(Entries taken from a collection)
• • • • • • •

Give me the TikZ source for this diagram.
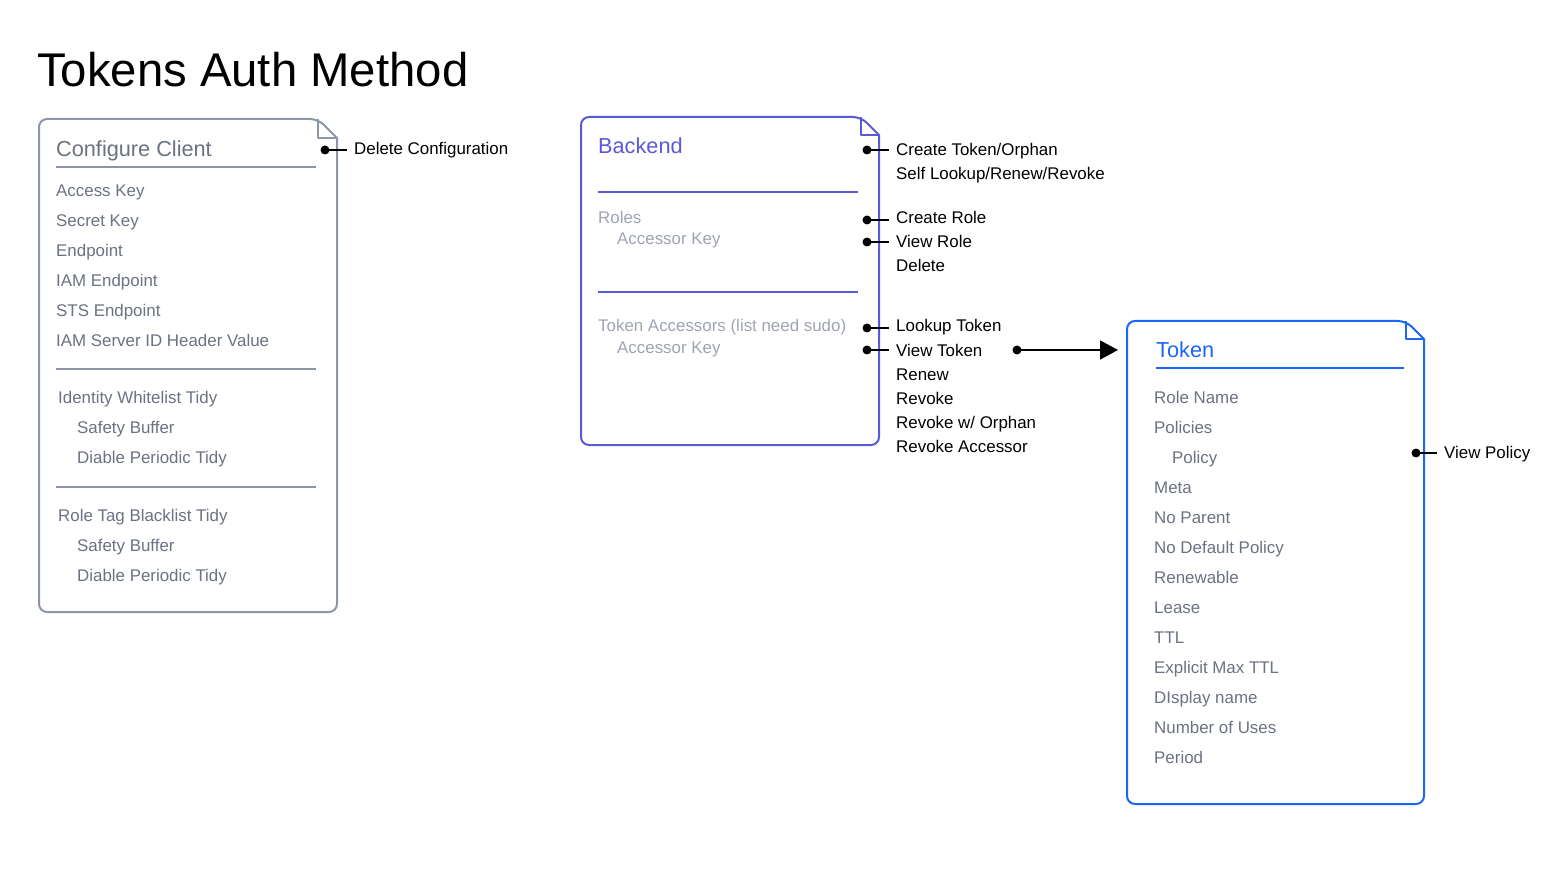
\documentclass[tikz,border=0pt]{standalone}
\usepackage{fontspec}
\setmainfont{Liberation Sans}
\usetikzlibrary{arrows.meta}
\definecolor{cgrey}{RGB}{140,150,166}
\definecolor{tgrey}{RGB}{107,114,128}
\definecolor{lgrey}{RGB}{158,164,176}
\definecolor{indigo}{RGB}{90,90,214}
\definecolor{tblue}{RGB}{26,102,245}
\newcommand{\foldbox}[6]{% color, L, T, R, B, fold
  \draw[#1, line width=2pt, rounded corners=8pt] (#2,#3) -- (#4-#6,#3) [sharp corners] -- (#4,#3+#6) [rounded corners=8pt] -- (#4,#5) -- (#2,#5) -- cycle;
  \draw[#1, line width=2pt, line join=round] (#4-#6,#3) -- (#4-#6,#3+#6) -- (#4,#3+#6);
}
\tikzset{
  item/.style={anchor=base west, inner sep=0pt, font=\fontsize{16.9}{20}\selectfont},
  gitem/.style={item, text=tgrey},
  litem/.style={item, text=lgrey},
  boxtitle/.style={anchor=base west, inner sep=0pt, font=\fontsize{21.7}{25}\selectfont},
  lbl/.style={anchor=base west, inner xsep=7pt, inner ysep=0pt, font=\fontsize{16.9}{20}\selectfont, text=black},
  dotn/.style={circle, fill=black, inner sep=0pt, minimum size=9pt},
  stub/.style={line width=1.6pt, black},
  rule/.style={line width=2pt},
}
\begin{document}
\begin{tikzpicture}[x=1pt,y=-1pt]
\useasboundingbox (0,0) rectangle (1560,874);
\node[anchor=base west, inner sep=0pt, font=\fontsize{47.3}{52}\selectfont] (title) at (37,87) {Tokens Auth Method};

% ---------------- Configure Client
\foldbox{cgrey}{39}{119}{337}{612}{19}
\node[boxtitle, text=tgrey] (cctitle) at (56,157) {Configure Client};
\draw[rule, cgrey] (56,167) -- (316,167);
\node[gitem] (ak) at (56,197) {Access Key};
\node[gitem] (sk) at (56,227) {Secret Key};
\node[gitem] (ep) at (56,257) {Endpoint};
\node[gitem] (iam) at (56,287) {IAM Endpoint};
\node[gitem] (sts) at (56,317) {STS Endpoint};
\node[gitem] (hdr) at (56,347) {IAM Server ID Header Value};
\draw[rule, cgrey] (56,369) -- (316,369);
\node[gitem] (iwt) at (58,403) {Identity Whitelist Tidy};
\node[gitem] (sb1) at (77,433) {Safety Buffer};
\node[gitem] (dpt1) at (77,463) {Diable Periodic Tidy};
\draw[rule, cgrey] (56,487) -- (316,487);
\node[gitem] (rtb) at (58,521) {Role Tag Blacklist Tidy};
\node[gitem] (sb2) at (77,551) {Safety Buffer};
\node[gitem] (dpt2) at (77,581) {Diable Periodic Tidy};

\node[dotn] (d0) at (325,150) {};
\node[lbl] (delcfg) at (347,155) {Delete Configuration};
\draw[stub] (d0.center) -- (d0 -| delcfg.west);

% ---------------- Backend
\foldbox{indigo}{581}{117}{879}{445}{18}
\node[boxtitle, text=indigo] (betitle) at (598,154) {Backend};
\draw[rule, indigo] (598,192) -- (858,192);
\node[litem] (roles) at (598,224) {Roles};
\node[litem] (ak2) at (617,245) {Accessor Key};
\draw[rule, indigo] (598,292) -- (858,292);
\node[litem] (tacc) at (598,332) {Token Accessors (list need sudo)};
\node[litem] (ak3) at (617,353) {Accessor Key};

\node[lbl] (ct) at (889,156) {Create Token/Orphan};
\node[lbl] (sl) at (889,180) {Self Lookup/Renew/Revoke};
\node[lbl] (cr) at (889,224) {Create Role};
\node[lbl] (vr) at (889,248) {View Role};
\node[lbl] (del) at (889,272) {Delete};
\node[lbl] (lt) at (889,332) {Lookup Token};
\node[lbl] (vt) at (889,356) {View Token};
\node[lbl] (rn) at (889,380) {Renew};
\node[lbl] (rv) at (889,404) {Revoke};
\node[lbl] (rvo) at (889,428) {Revoke w/ Orphan};
\node[lbl] (rva) at (889,452) {Revoke Accessor};

\node[dotn] (d1) at (867,150) {};
\node[dotn] (d2) at (867,220) {};
\node[dotn] (d3) at (867,242) {};
\node[dotn] (d4) at (867,328) {};
\node[dotn] (d5) at (867,350) {};
\foreach \d/\l in {d1/ct,d2/cr,d3/vr,d4/lt,d5/vt}{
  \draw[stub] (\d.center) -- (\d -| \l.west);
}

% arrow from View Token to Token
\node[dotn] (d6) at (1017,350) {};
\coordinate (tokin) at (1118,350);
\draw[stub, -{Triangle[length=18pt,width=19pt]}] (d6.center) -- (tokin);

% ---------------- Token
\foldbox{tblue}{1127}{321}{1424}{804}{18}
\node[boxtitle, text=tblue] (tktitle) at (1156,358) {Token};
\draw[rule, tblue] (1156,368) -- (1404,368);
\node[gitem] (rname) at (1154,403) {Role Name};
\node[gitem] (pol) at (1154,433) {Policies};
\node[gitem] (pol1) at (1172,463) {Policy};
\node[gitem] (meta) at (1154,493) {Meta};
\node[gitem] (np) at (1154,523) {No Parent};
\node[gitem] (ndp) at (1154,553) {No Default Policy};
\node[gitem] (ren) at (1154,583) {Renewable};
\node[gitem] (lease) at (1154,613) {Lease};
\node[gitem] (ttl) at (1154,643) {TTL};
\node[gitem] (emt) at (1154,673) {Explicit Max TTL};
\node[gitem] (dn) at (1154,703) {DIsplay name};
\node[gitem] (nou) at (1154,733) {Number of Uses};
\node[gitem] (per) at (1154,763) {Period};

\node[dotn] (d7) at (1416,453) {};
\node[lbl] (vp) at (1437,458) {View Policy};
\draw[stub] (d7.center) -- (d7 -| vp.west);
\end{tikzpicture}
\end{document}
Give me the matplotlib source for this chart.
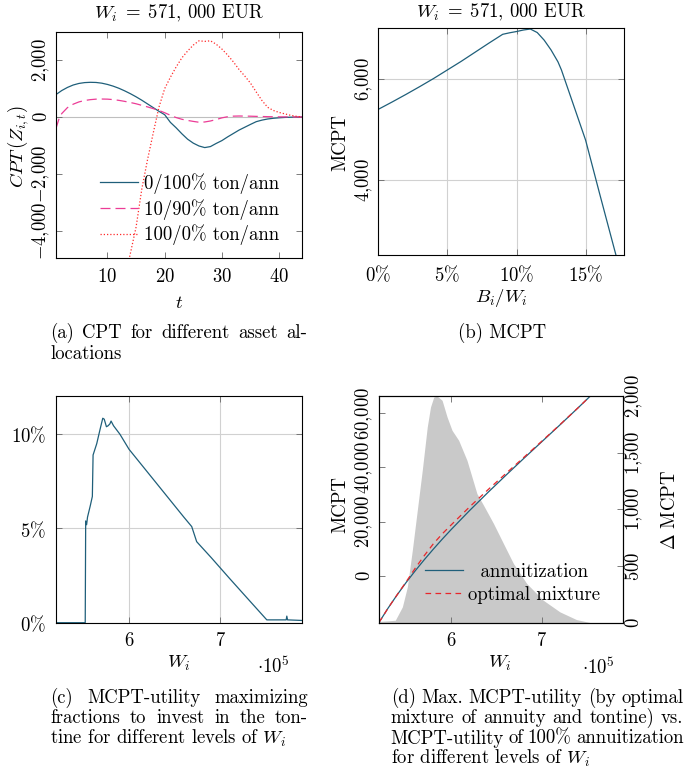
import numpy as np
import matplotlib
matplotlib.use('Agg')
import matplotlib.pyplot as plt
from matplotlib.ticker import FixedLocator, FuncFormatter

plt.rcParams['font.family'] = 'serif'
plt.rcParams['font.serif'] = ['cmr10']
plt.rcParams['mathtext.fontset'] = 'cm'
plt.rcParams['axes.unicode_minus'] = False
plt.rcParams['axes.formatter.use_mathtext'] = True

FS = 13.5
W_PX, H_PX = 685, 770

TEAL = '#1f5f7a'
PINK = '#ec3c96'
RED = '#ff2a2a'
RED_D = '#e8262a'
GRAY_FILL = '#c9c9c9'
GRID = '0.82'
TICK = '0.4'

# ---- (a) CPT per period for three allocations ----
t_ann = [1, 2, 3, 4, 5, 6, 7, 8, 9, 10, 11, 12, 13, 14, 15, 16, 17, 18, 19, 20,
         21, 22, 23, 24, 25, 26, 27, 28, 29, 30, 31, 32, 33, 34, 35, 36, 37, 38,
         39, 40, 41, 42, 43, 44]
cpt_ann = [790, 930, 1040, 1125, 1180, 1210, 1220, 1215, 1190, 1145, 1085, 1010,
           920, 820, 710, 590, 460, 330, 200, 80, -190, -380, -590, -780, -920,
           -1020, -1076, -1040, -930, -830, -700, -580, -460, -360, -260, -164,
           -110, -70, -45, -28, -15, -7, -3, 0]

t_mix = [1, 1.5, 2, 3, 4, 5, 6, 7, 8, 9, 10, 11, 12, 13, 14, 15, 16, 17, 18, 19,
         20, 21, 22, 23, 24, 25, 26, 27, 28, 29, 30, 31, 32, 33, 34, 35, 36, 38,
         40, 42, 44]
cpt_mix = [-397, -80, 120, 330, 450, 530, 580, 610, 628, 632, 628, 612, 585, 550,
           510, 465, 410, 355, 295, 230, 150, 60, -20, -80, -120, -155, -185,
           -175, -140, -90, -30, 10, 30, 35, 32, 28, 22, 12, 5, 2, 0]

t_ton = [13, 14, 15, 16, 17, 18, 19, 20, 21, 22, 23, 24, 25, 26, 27, 28, 29, 30,
         31, 32, 33, 34, 35, 36, 37, 38, 39, 40, 41, 42, 43, 44]
cpt_ton = [-5700, -4800, -3870, -2530, -1500, -560, 350, 1000, 1400, 1760, 2080,
           2320, 2530, 2680, 2660, 2680, 2560, 2390, 2180, 1940, 1670, 1440, 1190,
           880, 580, 340, 230, 160, 110, 60, 25, 0]

legend_a = ['0/100% ton/ann', '10/90% ton/ann', '100/0% ton/ann']

# ---- (b) MCPT vs tontine share ----
b_share = [0, 1, 2, 3, 4, 5, 6, 7, 8, 9, 9.5, 10, 10.5, 11, 11.5, 12, 12.5, 13,
           13.25, 14, 15, 16, 17.2]
b_mcpt = [5400, 5545, 5695, 5850, 6010, 6180, 6350, 6530, 6710, 6885, 6915, 6940,
          6970, 6990, 6920, 6770, 6575, 6340, 6180, 5585, 4790, 3745, 2510]

# ---- (c) optimal tontine fraction vs wealth (W in 1e5 EUR) ----
c_w = [5.20, 5.52, 5.525, 5.535, 5.545, 5.575, 5.598, 5.606, 5.646, 5.682, 5.712,
       5.728, 5.752, 5.77, 5.79, 5.803, 5.83, 5.9, 6.0, 6.2, 6.4, 6.6, 6.686,
       6.74, 6.9, 7.1, 7.3, 7.508, 7.6, 7.72, 7.727, 7.735, 7.89]
c_frac = [0, 0, 5.4, 5.2, 5.6, 6.2, 6.7, 8.9, 9.5, 10.25, 10.85, 10.8, 10.4,
          10.45, 10.55, 10.7, 10.45, 10.0, 9.2, 8.0, 6.8, 5.6, 5.1, 4.3, 3.45,
          2.35, 1.27, 0.15, 0.15, 0.15, 0.35, 0.15, 0.12]

# ---- (d) MCPT of annuitization vs optimal mixture, and the difference ----
d_w = [5.20, 5.30, 5.40, 5.50, 5.60, 5.70, 5.80, 5.90, 6.00, 6.20, 6.40, 6.60,
       6.80, 7.00, 7.20, 7.40, 7.535]
d_ann = [-17300, -12000, -7100, -2500, 1800, 5900, 9800, 13550, 17150, 24050,
         30650, 37050, 43350, 49550, 55750, 62050, 66400]
d_mix = [-17290, -11990, -7080, -2250, 2750, 7400, 11770, 15500, 18850, 25400,
         31640, 37710, 43730, 49755, 55845, 62070, 66400]

g_w = [5.20, 5.30, 5.38, 5.458, 5.513, 5.568, 5.623, 5.678, 5.733, 5.769, 5.805,
       5.842, 5.897, 5.952, 6.007, 6.08, 6.172, 6.227, 6.282, 6.355, 6.465, 6.575,
       6.685, 6.832, 7.014, 7.198, 7.381, 7.53, 7.89]
g_delta = [10, 15, 20, 138, 314, 638, 991, 1344, 1726, 1903, 1991, 2000, 1962,
           1815, 1697, 1609, 1432, 1285, 1138, 1035, 874, 697, 521, 344, 197, 94,
           26, 0, 0]

legend_d = ['  annuitization', 'optimal mixture']

TITLE = r'$W_i\;=\;571,\,000$ EUR'


def rect(x0, y0, x1, y1):
    return [x0 / W_PX, 1 - y1 / H_PX, (x1 - x0) / W_PX, (y1 - y0) / H_PX]


def fx(x):
    return x / W_PX


def fy(y):
    return 1 - y / H_PX


def thousands(v, pos=None):
    s = f'{abs(int(round(v))):,}'.replace(',', '{,}')
    return f'$-{s}$' if v < 0 else f'${s}$'


def percent(v, pos=None):
    return f'${v:g}\\%$'


def plain(v, pos=None):
    return f'${v:g}$'


def style(ax, top=True, right=True):
    ax.tick_params(direction='in', length=4, width=0.6, color=TICK,
                   labelsize=FS, top=top, right=right)
    for s in ax.spines.values():
        s.set_linewidth(0.8)


def rot_y(ax, pad):
    # pgfplots-style upright-reading y labels: baseline sits `pad` off the spine
    ax.tick_params(axis='y', labelrotation=90, pad=pad)
    for lbl in ax.get_yticklabels():
        lbl.set_rotation_mode('anchor')
        lbl.set_ha('center')
        lbl.set_va('baseline')


fig = plt.figure(figsize=(W_PX / 100, H_PX / 100), dpi=100)

# (a)
ax = fig.add_axes(rect(56, 32, 302, 258))
ax.axhline(0, color='0.75', lw=0.8, zorder=1)
ax.plot(t_ann, cpt_ann, color=TEAL, lw=0.9, label=legend_a[0])
ax.plot(t_mix, cpt_mix, color=PINK, lw=0.9, dashes=(8, 4), label=legend_a[1])
ax.plot(t_ton, cpt_ton, color=RED, lw=0.9, dashes=(1, 1.6), label=legend_a[2])
ax.set_xlim(1, 44)
ax.set_ylim(-4960, 2990)
ax.xaxis.set_major_locator(FixedLocator([10, 20, 30, 40]))
ax.yaxis.set_major_locator(FixedLocator([-4000, -2000, 0, 2000]))
ax.xaxis.set_major_formatter(FuncFormatter(plain))
ax.yaxis.set_major_formatter(FuncFormatter(thousands))
style(ax)
ax.tick_params(axis='x', pad=7)
rot_y(ax, 6.5)
ax.legend(frameon=False, loc='upper left', bbox_to_anchor=(fx(100), fy(173)),
          bbox_transform=fig.transFigure, borderpad=0, borderaxespad=0,
          handlelength=2.03, handletextpad=0.32, labelspacing=0.27, fontsize=FS)
fig.text(fx(179), fy(13), TITLE, ha='center', va='center', fontsize=FS)
fig.text(fx(18), fy(147), r'$CPT\,(Z_{i,t})$', rotation=90, ha='center', va='center', fontsize=FS)
fig.text(fx(179), fy(303), r'$t$', ha='center', va='center', fontsize=FS)

# (b)
ax = fig.add_axes(rect(378.3, 28.3, 624.3, 255.3))
ax.grid(True, color=GRID, lw=0.8)
ax.set_axisbelow(True)
ax.plot(b_share, b_mcpt, color=TEAL, lw=0.9)
ax.set_xlim(0, 17.8)
ax.set_ylim(2510, 7004)
ax.xaxis.set_major_locator(FixedLocator([0, 5, 10, 15]))
ax.yaxis.set_major_locator(FixedLocator([4000, 6000]))
ax.xaxis.set_major_formatter(FuncFormatter(percent))
ax.yaxis.set_major_formatter(FuncFormatter(thousands))
style(ax)
ax.tick_params(axis='x', pad=7)
rot_y(ax, 6)
fig.text(fx(501), fy(12), TITLE, ha='center', va='center', fontsize=FS)
fig.text(fx(340), fy(143), 'MCPT', rotation=90, ha='center', va='center', fontsize=FS)
fig.text(fx(501), fy(298), r'$B_i/W_i$', ha='center', va='center', fontsize=FS)

# (c)
ax = fig.add_axes(rect(56, 396, 301.7, 622.7))
ax.grid(True, color=GRID, lw=0.8)
ax.set_axisbelow(True)
ax.plot(c_w, c_frac, color=TEAL, lw=0.9)
ax.set_xlim(5.2, 7.89)
ax.set_ylim(0, 12.03)
ax.xaxis.set_major_locator(FixedLocator([6, 7]))
ax.yaxis.set_major_locator(FixedLocator([0, 5, 10]))
ax.xaxis.set_major_formatter(FuncFormatter(plain))
ax.yaxis.set_major_formatter(FuncFormatter(percent))
style(ax)
ax.tick_params(axis='x', pad=7)
ax.tick_params(axis='y', pad=7)
fig.text(fx(179), fy(663), r'$W_i$', ha='center', va='center', fontsize=FS)
fig.text(fx(273), fy(667), r'$\cdot 10^5$', ha='center', va='center', fontsize=FS)

# (d)
ax = fig.add_axes(rect(379, 396, 622.5, 622.5))
ax2 = ax.twinx()
ax2.fill_between(g_w, 0, g_delta, color=GRAY_FILL, lw=0)
ax2.set_ylim(0, 2000)
ax2.yaxis.set_major_locator(FixedLocator([0, 500, 1000, 1500, 2000]))
ax2.yaxis.set_major_formatter(FuncFormatter(thousands))
ax2.tick_params(direction='in', length=4, width=0.6, color=TICK, labelsize=FS,
                right=True, left=False, top=False, bottom=False)
ax2.tick_params(axis='y', labelrotation=90, pad=12.2)
for lbl in ax2.get_yticklabels():
    lbl.set_rotation_mode('anchor')
    lbl.set_ha('center')
    lbl.set_va('baseline')
ax.set_zorder(ax2.get_zorder() + 1)
ax.patch.set_visible(False)
ax.plot(d_w, d_ann, color=TEAL, lw=0.9, label=legend_d[0])
ax.plot(d_w, d_mix, color=RED_D, lw=0.9, dashes=(4.5, 3.5), label=legend_d[1])
ax.set_xlim(5.2, 7.89)
ax.set_ylim(-17300, 66400)
ax.xaxis.set_major_locator(FixedLocator([6, 7]))
ax.yaxis.set_major_locator(FixedLocator([0, 20000, 40000, 60000]))
ax.xaxis.set_major_formatter(FuncFormatter(plain))
ax.yaxis.set_major_formatter(FuncFormatter(thousands))
style(ax, top=True, right=False)
ax.tick_params(axis='x', pad=7)
rot_y(ax, 6.5)
for s in ax2.spines.values():
    s.set_linewidth(0.8)
ax.legend(frameon=False, loc='upper left', bbox_to_anchor=(fx(425), fy(563)),
          bbox_transform=fig.transFigure, borderpad=0, borderaxespad=0,
          handlelength=2.03, handletextpad=0.27, labelspacing=0.27, fontsize=FS)
fig.text(fx(340), fy(505), 'MCPT', rotation=90, ha='center', va='center', fontsize=FS)
fig.text(fx(670), fy(510), r'$\Delta$ MCPT', rotation=90, ha='center', va='center', fontsize=FS)
fig.text(fx(500), fy(663), r'$W_i$', ha='center', va='center', fontsize=FS)
fig.text(fx(598), fy(668), r'$\cdot 10^5$', ha='center', va='center', fontsize=FS)

# captions (justified like the LaTeX source)
renderer = fig.canvas.get_renderer()


def justified(words, x0, x1, y):
    texts = [fig.text(0, fy(y), w, ha='left', va='center', fontsize=FS) for w in words]
    widths = [t.get_window_extent(renderer).width for t in texts]
    gap = (x1 - x0 - sum(widths)) / (len(words) - 1)
    x = x0
    for t, w in zip(texts, widths):
        t.set_x(fx(x))
        x += w + gap


def left(line, x0, y):
    fig.text(fx(x0), fy(y), line, ha='left', va='center', fontsize=FS)


justified(['(a)', 'CPT', 'for', 'different', 'asset', 'al-'], 50, 307, 333)
left('locations', 50, 354)
fig.text(fx(501.7), fy(333), '(b) MCPT', ha='center', va='center', fontsize=FS)

justified(['(c)', 'MCPT-utility', 'maximizing'], 50, 308, 698)
justified(['fractions', 'to', 'invest', 'in', 'the', 'ton-'], 50, 308, 718)
left(r'tine for different levels of $W_i$', 50, 738.5)

justified(['(d)', 'Max.', 'MCPT-utility', '(by', 'optimal'], 390.7, 683.3, 698)
justified(['mixture', 'of', 'annuity', 'and', 'tontine)', 'vs.'], 390.7, 683.3, 718)
justified(['MCPT-utility', 'of', '100%', 'annuitization'], 390.7, 683.3, 738.5)
left(r'for different levels of $W_i$', 390.7, 758.5)

fig.savefig('out.png', dpi=100)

• • • • • • •

### TASK TO CARRY OUT
Copy nothing but the lines from the first one in the listing through the line with "(title) at (37,87)", and omit the pictures.

### SOLUTION TO THE PROBLEM
Give me the TikZ source for this diagram.
\documentclass[tikz,border=0pt]{standalone}
\usepackage{fontspec}
\setmainfont{Liberation Sans}
\usetikzlibrary{arrows.meta}
\definecolor{cgrey}{RGB}{140,150,166}
\definecolor{tgrey}{RGB}{107,114,128}
\definecolor{lgrey}{RGB}{158,164,176}
\definecolor{indigo}{RGB}{90,90,214}
\definecolor{tblue}{RGB}{26,102,245}
\newcommand{\foldbox}[6]{% color, L, T, R, B, fold
  \draw[#1, line width=2pt, rounded corners=8pt] (#2,#3) -- (#4-#6,#3) [sharp corners] -- (#4,#3+#6) [rounded corners=8pt] -- (#4,#5) -- (#2,#5) -- cycle;
  \draw[#1, line width=2pt, line join=round] (#4-#6,#3) -- (#4-#6,#3+#6) -- (#4,#3+#6);
}
\tikzset{
  item/.style={anchor=base west, inner sep=0pt, font=\fontsize{16.9}{20}\selectfont},
  gitem/.style={item, text=tgrey},
  litem/.style={item, text=lgrey},
  boxtitle/.style={anchor=base west, inner sep=0pt, font=\fontsize{21.7}{25}\selectfont},
  lbl/.style={anchor=base west, inner xsep=7pt, inner ysep=0pt, font=\fontsize{16.9}{20}\selectfont, text=black},
  dotn/.style={circle, fill=black, inner sep=0pt, minimum size=9pt},
  stub/.style={line width=1.6pt, black},
  rule/.style={line width=2pt},
}
\begin{document}
\begin{tikzpicture}[x=1pt,y=-1pt]
\useasboundingbox (0,0) rectangle (1560,874);
\node[anchor=base west, inner sep=0pt, font=\fontsize{47.3}{52}\selectfont] (title) at (37,87) {Tokens Auth Method};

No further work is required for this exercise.